Every character occupies the same width. VT323 for display text, IBM Plex Mono for body. No proportional fonts allowed — this is a terminal, not a magazine.

[02]

CRT Scanlines

A repeating-linear-gradient overlay of semi-transparent black lines every 2px, simulating the horizontal scan lines of a cathode-ray tube display.

[03]

Blinking Cursor

A CSS animation that toggles opacity between 0 and 1 in a hard step — no easing. The cursor blinks at the end of headings and prompts, signaling the system is live.

[04]

Prompt Prefixes

Sections begin with $ or > like command-line output. Content is presented as if the machine is printing it, line by line.

[05]

Minimal Borders

Thin 1px solid lines in dim green. No box-shadows, no rounded corners, no fills. Separation is structural, not decorative.

> Style Reference

PROMPT.TXT

Black background (#0a0a0a), green monospace text (#00FF41). All type is monospace — VT323 or IBM Plex Mono. CRT scanline overlay using repeating-linear-gradient (transparent 0px, rgba(0,0,0,0.15) 2px). Green text-shadow glow: 0 0 5px rgba(0,255,65,0.5). Blinking cursor animation using opacity step. Sections prefixed with $ or > like terminal output. Borders are 1px solid dim green (#00FF41 at 40% opacity). No images, no gradients, no color beyond green and black. Everything should feel like phosphor-green output on a CRT monitor.

> When to Use

// GOOD_FOR

  • Developer portfolios and personal sites
  • Hacker and security tool landing pages
  • Tech blogs and dev logs
  • CLI tool documentation sites
  • Cybersecurity company branding

// NOT_FOR

  • E-commerce or product marketing
  • Content-heavy editorial sites with images
  • Healthcare, finance, or trust-dependent brands
  • Audiences unfamiliar with command-line interfaces

> Origins

Before GUIs, every computer interaction happened through a terminal — a black screen, a blinking cursor, and a line of monospaced text. The dominant displays of the 1970s and 80s used phosphor-coated CRTs that glowed green (IBM 5151) or amber (later models), burning text into the screen with enough persistence that ghosting was a feature, not a bug.

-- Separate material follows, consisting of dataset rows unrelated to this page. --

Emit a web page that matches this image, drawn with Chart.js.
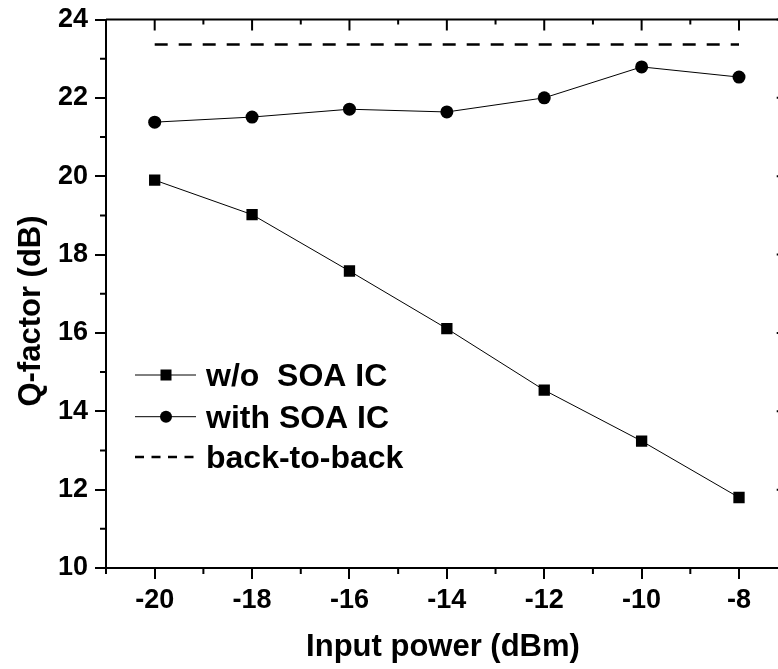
<!DOCTYPE html>
<html><head><meta charset="utf-8">
<script src="https://cdn.jsdelivr.net/npm/chart.js"></script>
<style>html,body{margin:0;padding:0;overflow:hidden;background:#fff}
#wrap{position:relative;width:800px;height:669px}</style>
</head><body><div id="wrap"><canvas id="c" width="800" height="669"></canvas></div>
<script>
const inputPower = [-20, -18, -16, -14, -12, -10, -8];
const qWithoutSOA = [19.9, 19.02, 17.58, 16.11, 14.54, 13.24, 11.8];
const qWithSOA = [21.38, 21.51, 21.71, 21.64, 22.0, 22.79, 22.53];
const qBackToBack = [23.36, 23.36, 23.36, 23.36, 23.36, 23.36, 23.36];
const xTickValues = [-20, -18, -16, -14, -12, -10, -8];
const yTickValues = [10, 12, 14, 16, 18, 20, 22, 24];
const xMinorValues = [-21, -19, -17, -15, -13, -11, -9, -7];
const yMinorValues = [11, 13, 15, 17, 19, 21, 23];
const legendLabels = ['w/o  SOA IC', 'with SOA IC', 'back-to-back'];
const xTitle = 'Input power (dBm)';
const yTitle = 'Q-factor (dB)';

const FONT = '"Liberation Sans", Arial, Helvetica, sans-serif';
const toXY = (xs, ys) => xs.map((x, i) => ({x: x, y: ys[i]}));

const framePlugin = {
  id: 'frame',
  afterDraw(chart) {
    const ctx = chart.ctx, a = chart.chartArea;
    const xs = chart.scales.x, ys = chart.scales.y;
    ctx.save();
    ctx.strokeStyle = '#000';
    ctx.lineWidth = 2;
    ctx.beginPath();
    ctx.moveTo(a.left, a.top); ctx.lineTo(a.right, a.top); ctx.lineTo(a.right, a.bottom);
    ctx.stroke();
    ctx.beginPath();
    xTickValues.forEach(v => { const p = xs.getPixelForValue(v); ctx.moveTo(p, a.top); ctx.lineTo(p, a.top + 11); });
    xMinorValues.forEach(v => { const p = xs.getPixelForValue(v);
      ctx.moveTo(p, a.top); ctx.lineTo(p, a.top + 5);
      ctx.moveTo(p, a.bottom); ctx.lineTo(p, a.bottom + 6); });
    yTickValues.forEach(v => { const p = ys.getPixelForValue(v); ctx.moveTo(a.right, p); ctx.lineTo(a.right - 11, p); });
    yMinorValues.forEach(v => { const p = ys.getPixelForValue(v);
      ctx.moveTo(a.right, p); ctx.lineTo(a.right - 5, p);
      ctx.moveTo(a.left, p); ctx.lineTo(a.left - 6, p); });
    ctx.stroke();
    // axis titles
    ctx.fillStyle = '#000';
    ctx.font = 'bold 31px ' + FONT;
    ctx.textAlign = 'center';
    ctx.textBaseline = 'middle';
    ctx.fillText(xTitle, 443, 647);
    ctx.translate(31.6, 311);
    ctx.rotate(-Math.PI / 2);
    ctx.fillText(yTitle, 0, 0);
    ctx.restore();
  }
};

const legendPlugin = {
  id: 'customLegend',
  afterDatasetsDraw(chart) {
    const ctx = chart.ctx;
    const rows = [375, 416.7, 457];
    const x0 = 135, x1 = 196, xm = 166, tx = 206;
    ctx.save();
    ctx.fillStyle = '#000'; ctx.strokeStyle = '#000';
    chart.data.datasets.forEach((ds, i) => {
      const y = rows[i];
      ctx.lineWidth = ds.borderWidth;
      ctx.setLineDash(i === 2 ? [9, 7.5] : []);
      ctx.beginPath(); ctx.moveTo(x0, y); ctx.lineTo(x1, y); ctx.stroke();
      ctx.setLineDash([]);
      if (ds.pointStyle === 'rect') { ctx.fillRect(xm - 5.5, y - 5.5, 11, 11); }
      else if (ds.pointStyle === 'circle') { ctx.beginPath(); ctx.arc(xm, y, 6, 0, Math.PI * 2); ctx.fill(); }
      ctx.font = 'bold 32px ' + FONT;
      ctx.textBaseline = 'middle';
      ctx.textAlign = 'left';
      ctx.fillText(legendLabels[i], tx, y + 2);
    });
    ctx.restore();
  }
};

new Chart(document.getElementById('c'), {
  type: 'line',
  data: {
    datasets: [
      {label: legendLabels[0], data: toXY(inputPower, qWithoutSOA), borderColor: '#000', backgroundColor: '#000',
       borderWidth: 1, pointStyle: 'rect', pointRadius: 8, pointBorderWidth: 0, pointBackgroundColor: '#000'},
      {label: legendLabels[1], data: toXY(inputPower, qWithSOA), borderColor: '#000', backgroundColor: '#000',
       borderWidth: 1, pointStyle: 'circle', pointRadius: 6.5, pointBorderWidth: 0, pointBackgroundColor: '#000'},
      {label: legendLabels[2], data: toXY(inputPower, qBackToBack), borderColor: '#000', borderWidth: 2.5,
       borderDash: [13, 11], pointRadius: 0}
    ]
  },
  options: {
    responsive: false, animation: false, devicePixelRatio: 1,
    layout: {padding: {top: 19.5, right: 12.3, left: 0, bottom: 0}},
    plugins: {legend: {display: false}, tooltip: {enabled: false}},
    scales: {
      x: {
        type: 'linear', min: -21, max: -7,
        afterBuildTicks: s => { s.ticks = xTickValues.map(v => ({value: v})); },
        afterFit: s => { s.height = 101; s.paddingLeft = 0; s.paddingRight = 0; },
        grid: {display: true, drawOnChartArea: false, drawTicks: true, tickLength: 11, color: '#000', lineWidth: 2},
        border: {display: true, color: '#000', width: 2},
        ticks: {color: '#000', font: {family: FONT, size: 27, weight: 'bold'}, padding: 5, maxRotation: 0, autoSkip: false},
        title: {display: false, text: xTitle}
      },
      y: {
        type: 'linear', min: 10, max: 24,
        afterBuildTicks: s => { s.ticks = yTickValues.map(v => ({value: v})); },
        afterFit: s => { s.width = 106; s.paddingTop = 0; s.paddingBottom = 0; },
        grid: {display: true, drawOnChartArea: false, drawTicks: true, tickLength: 11, color: '#000', lineWidth: 2},
        border: {display: true, color: '#000', width: 2},
        ticks: {color: '#000', font: {family: FONT, size: 27, weight: 'bold'}, padding: 7, autoSkip: false},
        title: {display: false, text: yTitle}
      }
    }
  },
  plugins: [framePlugin, legendPlugin]
});
</script></body></html>
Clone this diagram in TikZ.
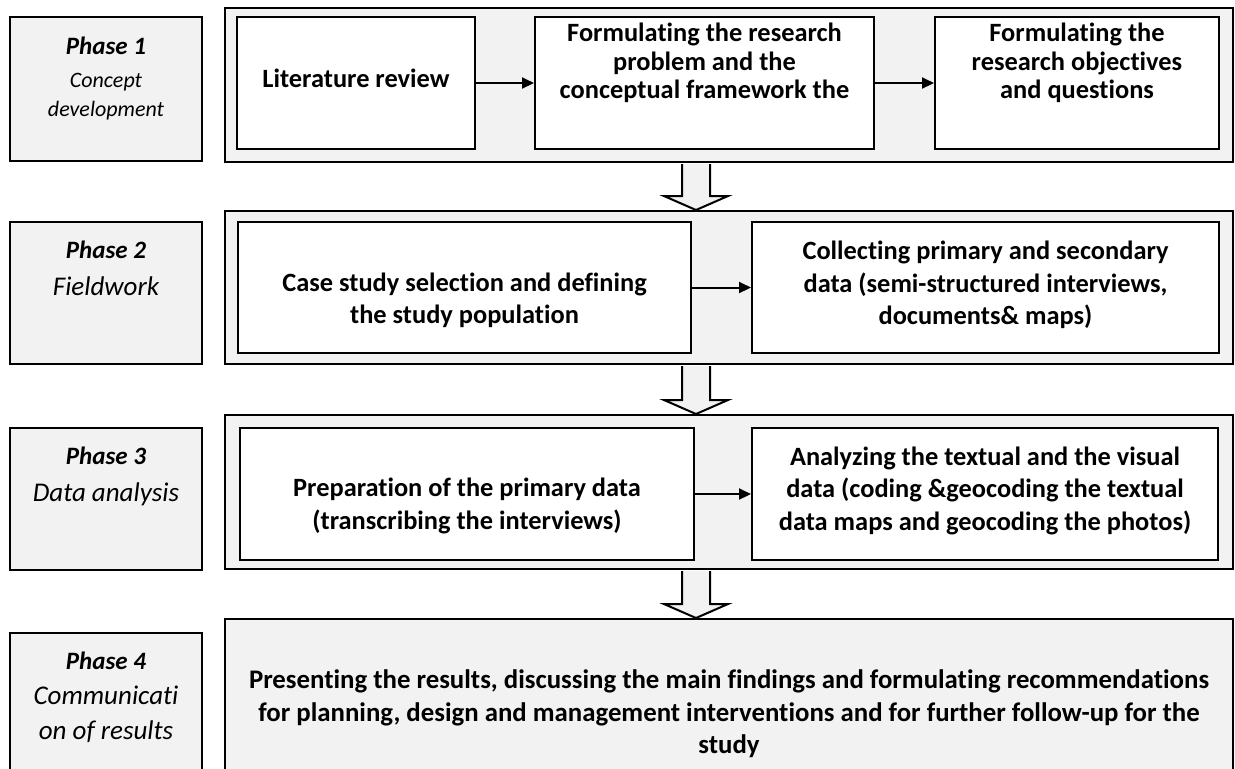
\documentclass[tikz,border=0pt]{standalone}
\usepackage{fontspec}
\setmainfont{Carlito}[Ligatures=NoCommon]
\usetikzlibrary{positioning,calc,arrows.meta}
\definecolor{boxgray}{RGB}{242,242,242}

\begin{document}
\begin{tikzpicture}[x=0.5pt,y=-0.5pt,
        phasebox/.style={draw,line width=1pt,fill=boxgray,minimum width=96pt},
        phasetext/.style={align=center,inner sep=0pt,font=\fontsize{13.5}{18.5}\selectfont\itshape},
        outerbox/.style={draw,line width=1pt,fill=boxgray,minimum width=504pt},
        stepbox/.style={draw,line width=1pt,fill=white},
        steptext/.style={align=center,inner sep=0pt,font=\fontsize{13.2}{16.25}\selectfont\bfseries},
        flow/.style={line width=1pt,-{Triangle[length=6pt,width=5.5pt]}},
        hollow/.style={line width=1pt,fill=boxgray}]
    \clip (0,0) rectangle (1235,768);
    % phase column
    \node[phasebox,minimum height=72pt] (p1) at (106,89) {};
    \node[phasebox,minimum height=71pt] (p2) at (106,293) {};
    \node[phasebox,minimum height=71pt] (p3) at (106,499) {};
    \node[phasebox,minimum height=88.5pt] (p4) at (106,721.5) {};
    \node[phasetext,font=\fontsize{11}{14.5}\selectfont\itshape,below=10.5pt of p1.north] (l1) {\textbf{\fontsize{12.5}{14.5}\selectfont Phase 1}\\[2pt]Concept\\development};
    \node[phasetext,below=10pt of p2.north] (l2) {\textbf{\fontsize{12.5}{18.5}\selectfont Phase 2}\\Fieldwork};
    \node[phasetext,below=10pt of p3.north] (l3) {\textbf{\fontsize{12.5}{18.5}\selectfont Phase 3}\\Data analysis};
    \node[phasetext,font=\fontsize{13.5}{17.5}\selectfont\itshape,below=10pt of p4.north] (l4) {\textbf{\fontsize{12.5}{17.5}\selectfont Phase 4}\\Communicati\\on of results};
    % grey frames
    \node[outerbox,minimum height=77pt] (o1) at (729,85) {};
    \node[outerbox,minimum height=76.5pt] (o2) at (729,287.5) {};
    \node[outerbox,minimum height=77pt] (o3) at (729,492) {};
    \node[outerbox,minimum height=95pt,align=center,font=\fontsize{13.4}{16.25}\selectfont\bfseries] (o4) at (729,714) {Presenting the results, discussing the main findings and formulating recommendations\\for planning, design and management interventions and for further follow-up for the\\study};
    % steps inside the frames
    \node[stepbox,minimum width=119pt,minimum height=66pt] (a1) at (356,83) {};
    \node[stepbox,minimum width=169.5pt,minimum height=66pt] (b1) at (704.5,83) {};
    \node[stepbox,minimum width=142pt,minimum height=66pt] (c1) at (1077,83) {};
    \node[stepbox,minimum width=226.5pt,minimum height=65.5pt] (a2) at (464.5,287.5) {};
    \node[stepbox,minimum width=233.5pt,minimum height=65.5pt] (b2) at (985.5,287.5) {};
    \node[stepbox,minimum width=227pt,minimum height=66pt] (a3) at (467,494) {};
    \node[stepbox,minimum width=233pt,minimum height=66pt] (b3) at (985,494) {};
    \node[steptext] (ta1) at (356,78) {Literature review};
    \node[steptext,font=\fontsize{13.2}{14.25}\selectfont\bfseries] (tb1) at (704.5,63) {Formulating the research\\problem and the\\conceptual framework the};
    \node[steptext,font=\fontsize{13.2}{14.25}\selectfont\bfseries] (tc1) at (1077,63) {Formulating the\\research objectives\\and questions};
    \node[steptext] (ta2) at (464.5,300.5) {Case study selection and defining\\the study population};
    \node[steptext] (tb2) at (985.5,285) {Collecting primary and secondary\\data (semi-structured interviews,\\documents\& maps)};
    \node[steptext] (ta3) at (467,506) {Preparation of the primary data\\(transcribing the interviews)};
    \node[steptext] (tb3) at (985,490.5) {Analyzing the textual and the visual\\data (coding \&geocoding the textual\\data maps and geocoding the photos)};
    \draw[flow] (a1) -- (b1);
    \draw[flow] (b1) -- (c1);
    \draw[flow] (a2) -- (b2);
    \draw[flow] (a3) -- (b3);
    % block arrows between the phases
    \coordinate (ax) at (696,0);
    \foreach \a/\b in {o1/o2,o2/o3,o3/o4}{
        \draw[hollow] ($(\a.south -| ax)+(-14,1)$) -- ($(\b.north -| ax)+(-14,-14)$) -- ($(\b.north -| ax)+(-32,-14)$) -- (\b.north -| ax) -- ($(\b.north -| ax)+(32,-14)$) -- ($(\b.north -| ax)+(14,-14)$) -- ($(\a.south -| ax)+(14,1)$);
    }
\end{tikzpicture}
\end{document}
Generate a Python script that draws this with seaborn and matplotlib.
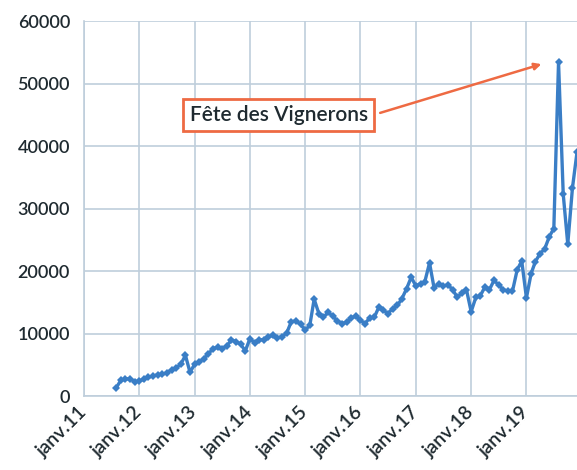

When the web arrived, it left the terminal behind. But the terminal never really disappeared — it just moved into subculture. Hacker culture, cyberpunk fiction, and movies like The Matrix (1999) and WarGames (1983) turned the green-on-black terminal into a visual shorthand for technical mastery and digital danger.

By the 2010s, developers started bringing the aesthetic back to the web. Personal sites styled as terminal emulators, portfolio pages that accepted typed commands, and landing pages for CLI tools all leaned into the look. The retro terminal aesthetic became a way to signal "I build things" without saying a word.